Could we not call in and be presented with a personal greeting, from knowing the phone number on our account or that we have called recently. For example “Hello, the Moyse family, thanks for calling back in. If you are calling about the boiler issue logged yesterday please press 1 to go right through to your agent. If not, press 2 for our other options” – straight away making me feel served and also shortening my phone journey on the likelihood that is why I am calling back in!
We are all treated equally by phone systems at any time, where sometimes there is reason certain people need prioritising for the benefit of the customer or the business.
For example, where a customer has been noted as being irate, having had a problem that has gone on for many calls and where the business has made errors, then why not simply select again the customer record and the phone system immediately?

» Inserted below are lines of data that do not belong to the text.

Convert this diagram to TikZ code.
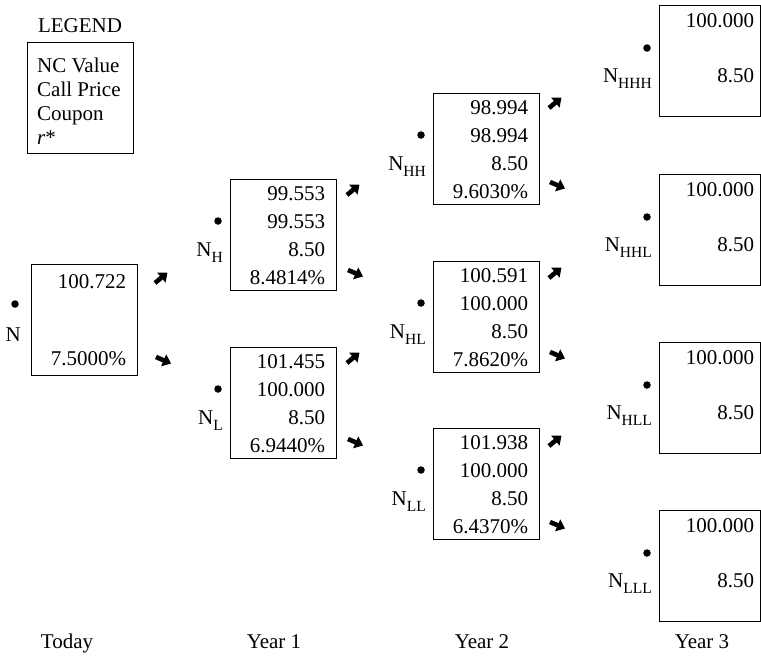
\documentclass[tikz,border=0pt]{standalone}
\usepackage{fontspec}
\setmainfont{Liberation Serif}
\usetikzlibrary{calc,arrows.meta}
\newcommand\Nsub[1]{N\raisebox{-0.3em}{\fontsize{15.5}{15.5}\selectfont #1}}
\tikzset{
  box/.style={draw, line width=1.2pt, minimum width=106pt, minimum height=111pt, inner sep=0pt, anchor=north west},
  val/.style={anchor=base east, inner sep=0pt, font=\fontsize{21}{24}\selectfont},
  lbl/.style={anchor=base east, inner sep=0pt, font=\fontsize{21}{24}\selectfont},
  txt/.style={inner sep=0pt, font=\fontsize{21}{24}\selectfont},
  dotn/.style={circle, fill, inner sep=0pt, minimum size=7.5pt},
  fat/.style={line width=4.6pt, -{Triangle[length=8pt,width=12.5pt]}},
}
% four-row box: name, x, y(top), r1, r2, r3, r4, label
\newcommand\fourbox[8]{%
  \node[box] (#1) at (#2,#3) {};
  \node[val] (#1-1) at ($(#1.north east)+(-12,21)$) {#4};
  \node[val] (#1-2) at ($(#1.north east)+(-12,49)$) {#5};
  \node[val] (#1-3) at ($(#1.north east)+(-12,77)$) {#6};
  \node[val] (#1-4) at ($(#1.north east)+(-12,105)$) {#7};
  \node[dotn] (#1-d) at ($(#1.north west)+(-12,42)$) {};
  \node[lbl] (#1-l) at ($(#1.north west)+(-7,77)$) {#8};
}
% two-row box (year 3)
\newcommand\twobox[5]{%
  \node[box, minimum width=101pt] (#1) at (#2,#3) {};
  \node[val] (#1-1) at ($(#1.north east)+(-7,22)$) {#4};
  \node[val] (#1-3) at ($(#1.north east)+(-7,77)$) {8.50};
  \node[dotn] (#1-d) at ($(#1.north west)+(-12,43)$) {};
  \node[lbl] (#1-l) at ($(#1.north west)+(-7,77)$) {#5};
}
% arrows: name, cx, cy
\newcommand\uparr[3]{%
  \coordinate (#1s) at ($(#2,#3)+(-6,5)$);
  \coordinate (#1e) at ($(#2,#3)+(6.5,-5.5)$);
  \draw[fat] (#1s) -- (#1e);
}
\newcommand\dnarr[3]{%
  \coordinate (#1s) at ($(#2,#3)+(-7,-3)$);
  \coordinate (#1e) at ($(#2,#3)+(8,3.5)$);
  \draw[fat] (#1s) -- (#1e);
}
\begin{document}
\begin{tikzpicture}[x=1pt, y=-1pt]
\useasboundingbox (0,0) rectangle (761,656);

% legend
\node[txt, anchor=base] (legt) at (80,32) {LEGEND};
\node[box] (leg) at (27,42) {};
\node[txt, anchor=base west] (leg1) at (37,72) {NC Value};
\node[txt, anchor=base west] (leg2) at (37,96) {Call Price};
\node[txt, anchor=base west] (leg3) at (37,120) {Coupon};
\node[txt, anchor=base west] (leg4) at (37,144) {\textit{r}*};

% today
\node[box] (N) at (31,264) {};
\node[val] (N-1) at ($(N.north east)+(-12,24)$) {100.722};
\node[val] (N-4) at ($(N.north east)+(-12,101)$) {7.5000\%};
\node[dotn] (N-d) at (15,304) {};
\node[lbl] (N-l) at (21,341) {N};

% year 1
\fourbox{H}{230}{179}{99.553}{99.553}{8.50}{8.4814\%}{\Nsub{H}}
\fourbox{L}{230}{347}{101.455}{100.000}{8.50}{6.9440\%}{\Nsub{L}}

% year 2
\fourbox{HH}{433}{93}{98.994}{98.994}{8.50}{9.6030\%}{\Nsub{HH}}
\fourbox{HL}{433}{261}{100.591}{100.000}{8.50}{7.8620\%}{\Nsub{HL}}
\fourbox{LL}{433}{428}{101.938}{100.000}{8.50}{6.4370\%}{\Nsub{LL}}

% year 3
\twobox{HHH}{659}{5}{100.000}{\Nsub{HHH}}
\twobox{HHL}{659}{174}{100.000}{\Nsub{HHL}}
\twobox{HLL}{659}{342}{100.000}{\Nsub{HLL}}
\twobox{LLL}{659}{510}{100.000}{\Nsub{LLL}}

% arrows
\uparr{a0u}{161}{278}
\dnarr{a0d}{163}{360}
\uparr{a1u}{353}{190}
\dnarr{a1d}{355}{273}
\uparr{a2u}{353}{358}
\dnarr{a2d}{355}{442}
\uparr{a3u}{555}{103}
\dnarr{a3d}{557}{185}
\uparr{a4u}{555}{273}
\dnarr{a4d}{557}{355}
\uparr{a5u}{555}{441}
\dnarr{a5d}{557}{525}

% time axis labels
\node[txt, anchor=base] (t0) at (67,648) {Today};
\node[txt, anchor=base] (t1) at (274,648) {Year 1};
\node[txt, anchor=base] (t2) at (482,648) {Year 2};
\node[txt, anchor=base] (t3) at (702,648) {Year 3};
\end{tikzpicture}
\end{document}
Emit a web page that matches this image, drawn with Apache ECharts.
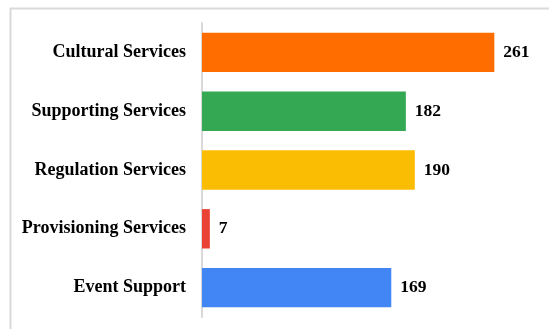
<!DOCTYPE html>
<html>
<head>
<meta charset="utf-8">
<script src="https://cdn.jsdelivr.net/npm/echarts@6/dist/echarts.min.js"></script>
<style>
  html, body { margin: 0; padding: 0; background: #ffffff; }
  #chart { width: 549px; height: 329px; }
</style>
</head>
<body>
<div id="chart"></div>
<script>
// Service categories, listed bottom to top as the category axis draws them
const categories = ['Event Support', 'Provisioning Services', 'Regulation Services', 'Supporting Services', 'Cultural Services'];
const counts = [169, 7, 190, 182, 261];
const barColors = ['#4285F4', '#EA4335', '#FBBC04', '#34A853', '#FF6D01'];

const serif = '"Liberation Serif", "DejaVu Serif", serif';

const chart = echarts.init(document.getElementById('chart'), null, { renderer: 'canvas' });
chart.setOption({
  animation: false,
  backgroundColor: '#ffffff',
  graphic: [{
    type: 'rect',
    left: 8, top: 6,
    shape: { width: 560, height: 340 },
    style: { fill: 'none', stroke: '#d9d9d9', lineWidth: 2 },
    z: -1
  }],
  grid: { left: 202, top: 23, right: 11, bottom: 12, containLabel: false },
  xAxis: {
    type: 'value',
    min: 0, max: 300,
    show: false
  },
  yAxis: {
    type: 'category',
    data: categories,
    axisLine: { show: true, lineStyle: { color: '#d9d9d9', width: 2 } },
    axisTick: { show: false },
    axisLabel: {
      margin: 16,
      color: '#000000',
      fontFamily: serif,
      fontWeight: 'bold',
      fontSize: 18
    }
  },
  series: [{
    type: 'bar',
    data: counts.map((v, i) => ({ value: v, itemStyle: { color: barColors[i] } })),
    barCategoryGap: '33%',
    label: {
      show: true,
      position: 'right',
      distance: 9,
      color: '#000000',
      fontFamily: serif,
      fontWeight: 'bold',
      fontSize: 17.5
    }
  }]
});
</script>
</body>
</html>
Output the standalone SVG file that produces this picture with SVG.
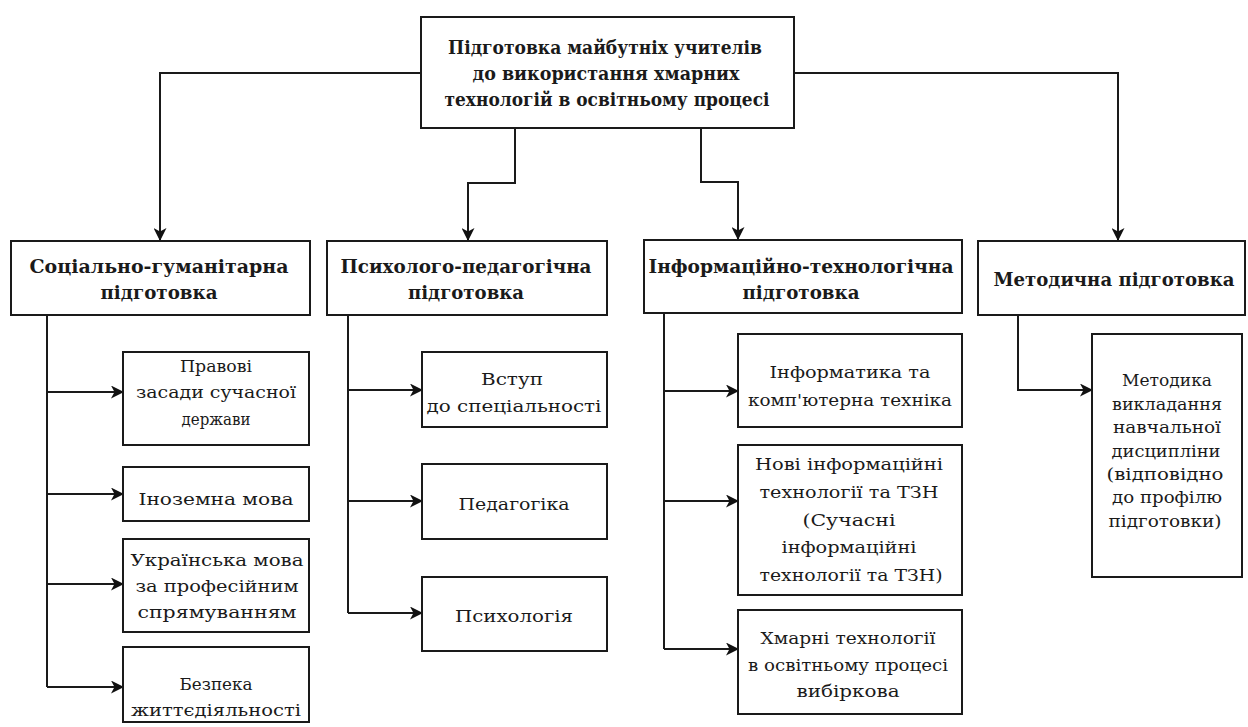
<svg xmlns="http://www.w3.org/2000/svg" width="1248" height="727" viewBox="0 0 1248 727">
  <defs>
    <marker id="arrow" viewBox="0 0 13 13" refX="12" refY="6.5" markerWidth="13" markerHeight="13" markerUnits="userSpaceOnUse" orient="auto">
      <path d="M0,0 L13,6.5 L0,13 L3.5,6.5 Z" fill="#111"/>
    </marker>
    <style>
      .box { fill: #fff; stroke: #1a1a1a; stroke-width: 2; }
      .edge { fill: none; stroke: #1a1a1a; stroke-width: 2; }
      .arr { marker-end: url(#arrow); }
      text { font-family: "DejaVu Serif", "Liberation Serif", serif; fill: #1a1a1a; text-anchor: middle; }
      .title { font-size: 19px; font-weight: bold; }
      .head { font-size: 18px; font-weight: bold; }
      .item { font-size: 17px; }
      .item-sm { font-size: 16px; }
    </style>
  </defs>
  <rect width="1248" height="727" fill="#fff"/>

  <!-- connectors -->
  <g id="connectors">
    <path class="edge arr" d="M421,73 H160 V240"/>
    <path class="edge arr" d="M794,73 H1118 V240"/>
    <path class="edge arr" d="M515,128 V183 H468 V240"/>
    <path class="edge arr" d="M701,128 V182 H738 V239"/>

    <path class="edge" d="M47,315 V687"/>
    <path class="edge arr" d="M47,392 H123"/>
    <path class="edge arr" d="M47,494 H123"/>
    <path class="edge arr" d="M47,584 H123"/>
    <path class="edge arr" d="M47,687 H123"/>

    <path class="edge" d="M348,315 V613"/>
    <path class="edge arr" d="M348,390 H422"/>
    <path class="edge arr" d="M348,501 H422"/>
    <path class="edge arr" d="M348,613 H422"/>

    <path class="edge" d="M664,313 V649"/>
    <path class="edge arr" d="M664,391 H738"/>
    <path class="edge arr" d="M664,501 H738"/>
    <path class="edge arr" d="M664,649 H738"/>

    <path class="edge arr" d="M1018,315 V390 H1092"/>
  </g>

  <!-- root -->
  <g id="root">
    <rect class="box" x="421" y="17" width="373" height="111"/>
    <text class="title" x="605" y="54" textLength="314" lengthAdjust="spacingAndGlyphs">Підготовка майбутніх учителів</text>
    <text class="title" x="606" y="80" textLength="267" lengthAdjust="spacingAndGlyphs">до використання хмарних</text>
    <text class="title" x="607" y="106" textLength="325" lengthAdjust="spacingAndGlyphs">технологій в освітньому процесі</text>
  </g>

  <!-- column headers -->
  <g id="social">
    <rect class="box" x="11" y="241" width="299" height="74"/>
    <text class="head" x="159" y="273" textLength="259" lengthAdjust="spacingAndGlyphs">Соціально-гуманітарна</text>
    <text class="head" x="159" y="299" textLength="117" lengthAdjust="spacingAndGlyphs">підготовка</text>
  </g>
  <g id="psycho">
    <rect class="box" x="327" y="241" width="280" height="74"/>
    <text class="head" x="466" y="273" textLength="251" lengthAdjust="spacingAndGlyphs">Психолого-педагогічна</text>
    <text class="head" x="466" y="299" textLength="116" lengthAdjust="spacingAndGlyphs">підготовка</text>
  </g>
  <g id="infotech">
    <rect class="box" x="644" y="240" width="318" height="73"/>
    <text class="head" x="801" y="273" textLength="305" lengthAdjust="spacingAndGlyphs">Інформаційно-технологічна</text>
    <text class="head" x="801" y="299" textLength="117" lengthAdjust="spacingAndGlyphs">підготовка</text>
  </g>
  <g id="method">
    <rect class="box" x="978" y="241" width="267" height="74"/>
    <text class="head" x="1114" y="286" textLength="241" lengthAdjust="spacingAndGlyphs">Методична підготовка</text>
  </g>

  <!-- social-humanitarian subjects -->
  <g id="law">
    <rect class="box" x="123" y="352" width="186" height="93"/>
    <text class="item" x="216" y="372" textLength="72" lengthAdjust="spacingAndGlyphs">Правові</text>
    <text class="item" x="216" y="398" textLength="160" lengthAdjust="spacingAndGlyphs">засади сучасної</text>
    <text class="item" x="216" y="425" textLength="69" lengthAdjust="spacingAndGlyphs">держави</text>
  </g>
  <g id="foreign">
    <rect class="box" x="123" y="467" width="186" height="54"/>
    <text class="item" x="216" y="505" textLength="155" lengthAdjust="spacingAndGlyphs">Іноземна мова</text>
  </g>
  <g id="ukrainian">
    <rect class="box" x="123" y="539" width="186" height="93"/>
    <text class="item" x="217" y="566" textLength="173" lengthAdjust="spacingAndGlyphs">Українська мова</text>
    <text class="item" x="217" y="592" textLength="163" lengthAdjust="spacingAndGlyphs">за професійним</text>
    <text class="item" x="217" y="618" textLength="159" lengthAdjust="spacingAndGlyphs">спрямуванням</text>
  </g>
  <g id="safety">
    <rect class="box" x="123" y="647" width="186" height="75"/>
    <text class="item" x="216" y="690" textLength="73" lengthAdjust="spacingAndGlyphs">Безпека</text>
    <text class="item" x="216" y="716" textLength="170" lengthAdjust="spacingAndGlyphs">життєдіяльності</text>
  </g>

  <!-- psycho-pedagogical subjects -->
  <g id="intro">
    <rect class="box" x="422" y="352" width="185" height="75"/>
    <text class="item" x="512" y="385" textLength="62" lengthAdjust="spacingAndGlyphs">Вступ</text>
    <text class="item" x="514" y="412" textLength="175" lengthAdjust="spacingAndGlyphs">до спеціальності</text>
  </g>
  <g id="pedagogy">
    <rect class="box" x="422" y="464" width="185" height="75"/>
    <text class="item" x="514" y="510" textLength="111" lengthAdjust="spacingAndGlyphs">Педагогіка</text>
  </g>
  <g id="psychology">
    <rect class="box" x="422" y="577" width="185" height="74"/>
    <text class="item" x="514" y="622" textLength="118" lengthAdjust="spacingAndGlyphs">Психологія</text>
  </g>

  <!-- information-technology subjects -->
  <g id="informatics">
    <rect class="box" x="738" y="334" width="224" height="93"/>
    <text class="item" x="850" y="378" textLength="161" lengthAdjust="spacingAndGlyphs">Інформатика та</text>
    <text class="item" x="850" y="406" textLength="204" lengthAdjust="spacingAndGlyphs">комп'ютерна техніка</text>
  </g>
  <g id="newtech">
    <rect class="box" x="738" y="445" width="224" height="150"/>
    <text class="item" x="849" y="470" textLength="188" lengthAdjust="spacingAndGlyphs">Нові інформаційні</text>
    <text class="item" x="849" y="498" textLength="179" lengthAdjust="spacingAndGlyphs">технології та ТЗН</text>
    <text class="item" x="849" y="526" textLength="93" lengthAdjust="spacingAndGlyphs">(Сучасні</text>
    <text class="item" x="849" y="553" textLength="135" lengthAdjust="spacingAndGlyphs">інформаційні</text>
    <text class="item" x="851" y="581" textLength="183" lengthAdjust="spacingAndGlyphs">технології та ТЗН)</text>
  </g>
  <g id="cloud">
    <rect class="box" x="738" y="610" width="224" height="104"/>
    <text class="item" x="848" y="644" textLength="175" lengthAdjust="spacingAndGlyphs">Хмарні технології</text>
    <text class="item" x="848" y="671" textLength="200" lengthAdjust="spacingAndGlyphs">в освітньому процесі</text>
    <text class="item" x="848" y="697" textLength="103" lengthAdjust="spacingAndGlyphs">вибіркова</text>
  </g>

  <!-- methodical subject -->
  <g id="teaching">
    <rect class="box" x="1092" y="334" width="150" height="243"/>
    <text class="item-sm" x="1167" y="386" textLength="90" lengthAdjust="spacingAndGlyphs">Методика</text>
    <text class="item-sm" x="1167" y="410" textLength="110" lengthAdjust="spacingAndGlyphs">викладання</text>
    <text class="item-sm" x="1167" y="433" textLength="108" lengthAdjust="spacingAndGlyphs">навчальної</text>
    <text class="item-sm" x="1166" y="457" textLength="109" lengthAdjust="spacingAndGlyphs">дисципліни</text>
    <text class="item-sm" x="1165" y="480" textLength="117" lengthAdjust="spacingAndGlyphs">(відповідно</text>
    <text class="item-sm" x="1167" y="503" textLength="110" lengthAdjust="spacingAndGlyphs">до профілю</text>
    <text class="item-sm" x="1165" y="527" textLength="113" lengthAdjust="spacingAndGlyphs">підготовки)</text>
  </g>
</svg>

This treats all calls differently, prioritising them to put-through, popping details to the agent to start with ‘I can see we’re at fault’ and whispering to the agent , ‘treat with priority before the call’s put through’. It could even go as far as automatically scheduling a CRM action to the agent’s manager to call the client 3 days later as a courtesy call.
For the business, if a million-pound customer is calling in, do you want them in the support queue behind a customer who once spent £200 with you? Do you want a premium support gold paying customer queuing or a free support customer? Why not detect this based on the dial-in numbers and do all you can to automate and prioritise how calls are handled to the best outcome for your business.
Phone systems need to up their game, use customer data to identify when they call and do the right thing quickly and automatically to deliver shortened personalised phone journeys, just like everyone has spent money doing for websites!
You may not be able to please all the people all the time, but at least please the right ones who matter to your business the most or who pay for that quality you currently don’t deliver!